TASK:
Return each line of the data below verbatim; pictures are to be left out.
## begin RECORDED DATA
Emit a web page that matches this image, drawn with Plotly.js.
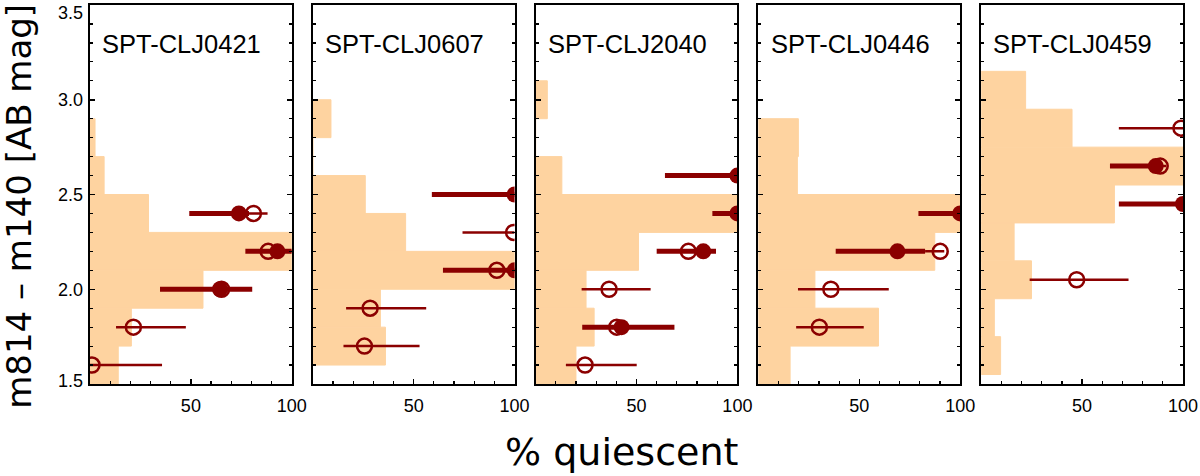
<!DOCTYPE html>
<html>
<head>
<meta charset="utf-8">
<script src="https://cdn.plot.ly/plotly-3.0.1.min.js"></script>
<style>html,body{margin:0;padding:0;background:#fff;}#chart{width:1200px;height:476px;}</style>
</head>
<body>
<div id="chart"></div>
<script>
// ---- data ----
const clusterNames = ['SPT-CLJ0421', 'SPT-CLJ0607', 'SPT-CLJ2040', 'SPT-CLJ0446', 'SPT-CLJ0459'];

// histogram of colours (bin centres, bin width 0.2) and percentage
const histBinCenters = [
  [1.6, 1.8, 2.0, 2.2, 2.4, 2.6, 2.8],
  [1.7, 1.9, 2.1, 2.3, 2.5, 2.7, 2.9],
  [1.6, 1.8, 2.0, 2.2, 2.4, 2.6, 2.8, 3.0],
  [1.6, 1.8, 2.0, 2.2, 2.4, 2.6, 2.8],
  [1.65, 1.85, 2.05, 2.25, 2.45, 2.65, 2.85, 3.05]
];
const histPercent = [
  [14, 20.5, 56, 100, 29, 7, 2.5],
  [36, 33.5, 100, 46, 26, 0, 9],
  [20, 29, 25, 51, 100, 13, 0, 5.8],
  [15.7, 59.5, 28, 87.4, 100, 19.3, 19.8],
  [9.6, 6.5, 24.9, 16.3, 66, 100, 45, 22]
];

// filled symbols (thick error bars)
const filledColour = [[2.4, 2.2, 2.0], [2.5, 2.1], [2.6, 2.4, 2.2, 1.8], [2.4, 2.2], [2.65, 2.45]];
const filledPct    = [[73.8, 92.9, 64.4], [100, 100], [100, 100, 83.1, 42.6], [100, 68.9], [86.5, 100]];
const filledErrLo  = [[24.6, 15.9, 29.7], [41, 35.5], [35.9, 12.4, 23.1, 19.5], [20.7, 30.6], [22.7, 31.8]];
const filledErrHi  = [[5, 7.1, 16], [0, 0], [0, 0, 6.3, 26.2], [0, 13.7], [2, 0]];

// open symbols (thin error bars)
const openColour = [[2.4, 2.2, 2.0, 1.8, 1.6], [2.3, 2.1, 1.9, 1.7], [2.2, 2.0, 1.8, 1.6], [2.2, 2.0, 1.8], [2.85, 2.65, 2.05]];
const openPct    = [[81, 88.3, 65.2, 21.5, 1], [99.5, 91.2, 28.4, 25.6], [75.7, 36.4, 40.2, 24.5], [90.1, 35.9, 30.2], [99, 88.7, 47.3]];
const openErrLo  = [[12, 10, 20, 8.6, 1], [25.3, 10, 11.9, 10.4], [10, 13.6, 10, 9.5], [7.5, 16.3, 11.5], [30.8, 8, 23.3]];
const openErrHi  = [[7, 11.7, 12, 26, 34.7], [0.5, 8.8, 27.8, 27.3], [10, 20.6, 12, 25.6], [2, 28.7, 22], [1, 3, 25.7]];

const xTickVals = [0, 50, 100];
const xTickText = ['', '50', '100'];
const yTickVals = [1.5, 2.0, 2.5, 3.0, 3.5];
const yTickText = ['1.5', '2.0', '2.5', '3.0', '3.5'];
// where the y tick labels sit (end labels are nudged inside the frame, as in the original)
const yLabelPos = [1.52, 2.0, 2.5, 3.0, 3.457];

// ---- style ----
const RED = '#8b0000';
const HIST = '#fed3a0';
const FONT = 'Liberation Sans, Arial, sans-serif';

const traces = [];
const layout = {
  width: 1200, height: 476,
  margin: {l: 90, r: 17, t: 5, b: 92},
  paper_bgcolor: '#fff', plot_bgcolor: '#fff',
  showlegend: false,
  barmode: 'overlay',
  annotations: []
};

const step = 0.20385, w = 0.1846;
for (let i = 0; i < 5; i++) {
  const sfx = i === 0 ? '' : String(i + 1);
  const xa = 'x' + sfx, ya = 'y' + sfx;
  traces.push({
    type: 'bar', orientation: 'h', xaxis: xa, yaxis: ya,
    y: histBinCenters[i], x: histPercent[i], width: 0.2,
    marker: {color: HIST, line: {width: 1, color: HIST}}, hoverinfo: 'skip'
  });
  traces.push({
    type: 'scatter', mode: 'markers', xaxis: xa, yaxis: ya,
    x: filledPct[i], y: filledColour[i],
    error_x: {type: 'data', symmetric: false, array: filledErrHi[i], arrayminus: filledErrLo[i],
              color: RED, thickness: 5, width: 0},
    marker: {symbol: 'circle', size: 16, color: RED, line: {width: 0}},
    hoverinfo: 'skip'
  });
  traces.push({
    type: 'scatter', mode: 'markers', xaxis: xa, yaxis: ya,
    x: openPct[i], y: openColour[i],
    error_x: {type: 'data', symmetric: false, array: openErrHi[i], arrayminus: openErrLo[i],
              color: RED, thickness: 2.5, width: 0},
    marker: {symbol: 'circle-open', size: 15, color: RED, line: {width: 2.5, color: RED}},
    hoverinfo: 'skip'
  });
  layout['xaxis' + sfx] = {
    domain: [i * step, i * step + w], anchor: ya, range: [0, 100],
    showline: true, linecolor: '#000', linewidth: 2, mirror: true,
    ticks: 'inside', ticklen: 5, tickwidth: 1.5, tickcolor: '#000',
    tickmode: 'array', tickvals: xTickVals, ticktext: xTickText,
    minor: {ticks: 'inside', ticklen: 3, tickwidth: 1.2, dtick: 10, tick0: 0, tickcolor: '#000', showgrid: false},
    showgrid: false, zeroline: false, fixedrange: true, ticklabelstandoff: 4,
    tickfont: {family: FONT, size: 18, color: '#000'}
  };
  layout['yaxis' + sfx] = {
    domain: [0, 1], anchor: xa, range: [1.5, 3.5],
    showline: true, linecolor: '#000', linewidth: 2, mirror: 'ticks',
    ticks: 'inside', ticklen: 5, tickwidth: 1.5, tickcolor: '#000',
    tickmode: 'array', tickvals: yTickVals, ticktext: yTickText,
    minor: {ticks: 'inside', ticklen: 3, tickwidth: 1.2, dtick: 0.1, tick0: 1.5, tickcolor: '#000', showgrid: false},
    showgrid: false, zeroline: false, fixedrange: true,
    showticklabels: false
  };
  layout.annotations.push({
    text: clusterNames[i], xref: xa + ' domain', yref: 'paper',
    x: 0.05, y: 0.897, xanchor: 'left', yanchor: 'middle', showarrow: false,
    font: {family: FONT, size: 25.5, color: '#000'}
  });
}
// label-only axis for the y tick labels of the first panel
layout.yaxis6 = {
  overlaying: 'y', anchor: 'x', side: 'left', range: [1.5, 3.5],
  tickmode: 'array', tickvals: yLabelPos, ticktext: yTickText,
  ticks: '', showline: false, showgrid: false, zeroline: false, fixedrange: true,
  ticklabelstandoff: 6, ticklabeloverflow: 'allow',
  tickfont: {family: FONT, size: 18, color: '#000'}
};
traces.push({type: 'scatter', mode: 'markers', x: [], y: [], xaxis: 'x', yaxis: 'y6', hoverinfo: 'skip'});

layout.annotations.push({
  text: '% quiescent', xref: 'paper', yref: 'paper', x: 0.4865, y: -0.179,
  xanchor: 'center', yanchor: 'middle', showarrow: false,
  font: {family: 'DejaVu Sans, sans-serif', size: 38, color: '#000'}
});
layout.annotations.push({
  text: 'm814 – m140 [AB mag]', xref: 'paper', yref: 'paper', x: -0.065, y: 0.47,
  xanchor: 'center', yanchor: 'middle', textangle: -90, showarrow: false,
  font: {family: 'DejaVu Sans, sans-serif', size: 34, color: '#000'}
});

Plotly.newPlot('chart', traces, layout, {staticPlot: true, displayModeBar: false});
</script>
</body>
</html>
## end RECORDED DATA
SOLVED EXERCISE:
Emit a web page that matches this image, drawn with Plotly.js.
<!DOCTYPE html>
<html>
<head>
<meta charset="utf-8">
<script src="https://cdn.plot.ly/plotly-3.0.1.min.js"></script>
<style>html,body{margin:0;padding:0;background:#fff;}#chart{width:1200px;height:476px;}</style>
</head>
<body>
<div id="chart"></div>
<script>
// ---- data ----
const clusterNames = ['SPT-CLJ0421', 'SPT-CLJ0607', 'SPT-CLJ2040', 'SPT-CLJ0446', 'SPT-CLJ0459'];

// histogram of colours (bin centres, bin width 0.2) and percentage
const histBinCenters = [
  [1.6, 1.8, 2.0, 2.2, 2.4, 2.6, 2.8],
  [1.7, 1.9, 2.1, 2.3, 2.5, 2.7, 2.9],
  [1.6, 1.8, 2.0, 2.2, 2.4, 2.6, 2.8, 3.0],
  [1.6, 1.8, 2.0, 2.2, 2.4, 2.6, 2.8],
  [1.65, 1.85, 2.05, 2.25, 2.45, 2.65, 2.85, 3.05]
];
const histPercent = [
  [14, 20.5, 56, 100, 29, 7, 2.5],
  [36, 33.5, 100, 46, 26, 0, 9],
  [20, 29, 25, 51, 100, 13, 0, 5.8],
  [15.7, 59.5, 28, 87.4, 100, 19.3, 19.8],
  [9.6, 6.5, 24.9, 16.3, 66, 100, 45, 22]
];

// filled symbols (thick error bars)
const filledColour = [[2.4, 2.2, 2.0], [2.5, 2.1], [2.6, 2.4, 2.2, 1.8], [2.4, 2.2], [2.65, 2.45]];
const filledPct    = [[73.8, 92.9, 64.4], [100, 100], [100, 100, 83.1, 42.6], [100, 68.9], [86.5, 100]];
const filledErrLo  = [[24.6, 15.9, 29.7], [41, 35.5], [35.9, 12.4, 23.1, 19.5], [20.7, 30.6], [22.7, 31.8]];
const filledErrHi  = [[5, 7.1, 16], [0, 0], [0, 0, 6.3, 26.2], [0, 13.7], [2, 0]];

// open symbols (thin error bars)
const openColour = [[2.4, 2.2, 2.0, 1.8, 1.6], [2.3, 2.1, 1.9, 1.7], [2.2, 2.0, 1.8, 1.6], [2.2, 2.0, 1.8], [2.85, 2.65, 2.05]];
const openPct    = [[81, 88.3, 65.2, 21.5, 1], [99.5, 91.2, 28.4, 25.6], [75.7, 36.4, 40.2, 24.5], [90.1, 35.9, 30.2], [99, 88.7, 47.3]];
const openErrLo  = [[12, 10, 20, 8.6, 1], [25.3, 10, 11.9, 10.4], [10, 13.6, 10, 9.5], [7.5, 16.3, 11.5], [30.8, 8, 23.3]];
const openErrHi  = [[7, 11.7, 12, 26, 34.7], [0.5, 8.8, 27.8, 27.3], [10, 20.6, 12, 25.6], [2, 28.7, 22], [1, 3, 25.7]];

const xTickVals = [0, 50, 100];
const xTickText = ['', '50', '100'];
const yTickVals = [1.5, 2.0, 2.5, 3.0, 3.5];
const yTickText = ['1.5', '2.0', '2.5', '3.0', '3.5'];
// where the y tick labels sit (end labels are nudged inside the frame, as in the original)
const yLabelPos = [1.52, 2.0, 2.5, 3.0, 3.457];

// ---- style ----
const RED = '#8b0000';
const HIST = '#fed3a0';
const FONT = 'Liberation Sans, Arial, sans-serif';

const traces = [];
const layout = {
  width: 1200, height: 476,
  margin: {l: 90, r: 17, t: 5, b: 92},
  paper_bgcolor: '#fff', plot_bgcolor: '#fff',
  showlegend: false,
  barmode: 'overlay',
  annotations: []
};

const step = 0.20385, w = 0.1846;
for (let i = 0; i < 5; i++) {
  const sfx = i === 0 ? '' : String(i + 1);
  const xa = 'x' + sfx, ya = 'y' + sfx;
  traces.push({
    type: 'bar', orientation: 'h', xaxis: xa, yaxis: ya,
    y: histBinCenters[i], x: histPercent[i], width: 0.2,
    marker: {color: HIST, line: {width: 1, color: HIST}}, hoverinfo: 'skip'
  });
  traces.push({
    type: 'scatter', mode: 'markers', xaxis: xa, yaxis: ya,
    x: filledPct[i], y: filledColour[i],
    error_x: {type: 'data', symmetric: false, array: filledErrHi[i], arrayminus: filledErrLo[i],
              color: RED, thickness: 5, width: 0},
    marker: {symbol: 'circle', size: 16, color: RED, line: {width: 0}},
    hoverinfo: 'skip'
  });
  traces.push({
    type: 'scatter', mode: 'markers', xaxis: xa, yaxis: ya,
    x: openPct[i], y: openColour[i],
    error_x: {type: 'data', symmetric: false, array: openErrHi[i], arrayminus: openErrLo[i],
              color: RED, thickness: 2.5, width: 0},
    marker: {symbol: 'circle-open', size: 15, color: RED, line: {width: 2.5, color: RED}},
    hoverinfo: 'skip'
  });
  layout['xaxis' + sfx] = {
    domain: [i * step, i * step + w], anchor: ya, range: [0, 100],
    showline: true, linecolor: '#000', linewidth: 2, mirror: true,
    ticks: 'inside', ticklen: 5, tickwidth: 1.5, tickcolor: '#000',
    tickmode: 'array', tickvals: xTickVals, ticktext: xTickText,
    minor: {ticks: 'inside', ticklen: 3, tickwidth: 1.2, dtick: 10, tick0: 0, tickcolor: '#000', showgrid: false},
    showgrid: false, zeroline: false, fixedrange: true, ticklabelstandoff: 4,
    tickfont: {family: FONT, size: 18, color: '#000'}
  };
  layout['yaxis' + sfx] = {
    domain: [0, 1], anchor: xa, range: [1.5, 3.5],
    showline: true, linecolor: '#000', linewidth: 2, mirror: 'ticks',
    ticks: 'inside', ticklen: 5, tickwidth: 1.5, tickcolor: '#000',
    tickmode: 'array', tickvals: yTickVals, ticktext: yTickText,
    minor: {ticks: 'inside', ticklen: 3, tickwidth: 1.2, dtick: 0.1, tick0: 1.5, tickcolor: '#000', showgrid: false},
    showgrid: false, zeroline: false, fixedrange: true,
    showticklabels: false
  };
  layout.annotations.push({
    text: clusterNames[i], xref: xa + ' domain', yref: 'paper',
    x: 0.05, y: 0.897, xanchor: 'left', yanchor: 'middle', showarrow: false,
    font: {family: FONT, size: 25.5, color: '#000'}
  });
}
// label-only axis for the y tick labels of the first panel
layout.yaxis6 = {
  overlaying: 'y', anchor: 'x', side: 'left', range: [1.5, 3.5],
  tickmode: 'array', tickvals: yLabelPos, ticktext: yTickText,
  ticks: '', showline: false, showgrid: false, zeroline: false, fixedrange: true,
  ticklabelstandoff: 6, ticklabeloverflow: 'allow',
  tickfont: {family: FONT, size: 18, color: '#000'}
};
traces.push({type: 'scatter', mode: 'markers', x: [], y: [], xaxis: 'x', yaxis: 'y6', hoverinfo: 'skip'});

layout.annotations.push({
  text: '% quiescent', xref: 'paper', yref: 'paper', x: 0.4865, y: -0.179,
  xanchor: 'center', yanchor: 'middle', showarrow: false,
  font: {family: 'DejaVu Sans, sans-serif', size: 38, color: '#000'}
});
layout.annotations.push({
  text: 'm814 – m140 [AB mag]', xref: 'paper', yref: 'paper', x: -0.065, y: 0.47,
  xanchor: 'center', yanchor: 'middle', textangle: -90, showarrow: false,
  font: {family: 'DejaVu Sans, sans-serif', size: 34, color: '#000'}
});

Plotly.newPlot('chart', traces, layout, {staticPlot: true, displayModeBar: false});
</script>
</body>
</html>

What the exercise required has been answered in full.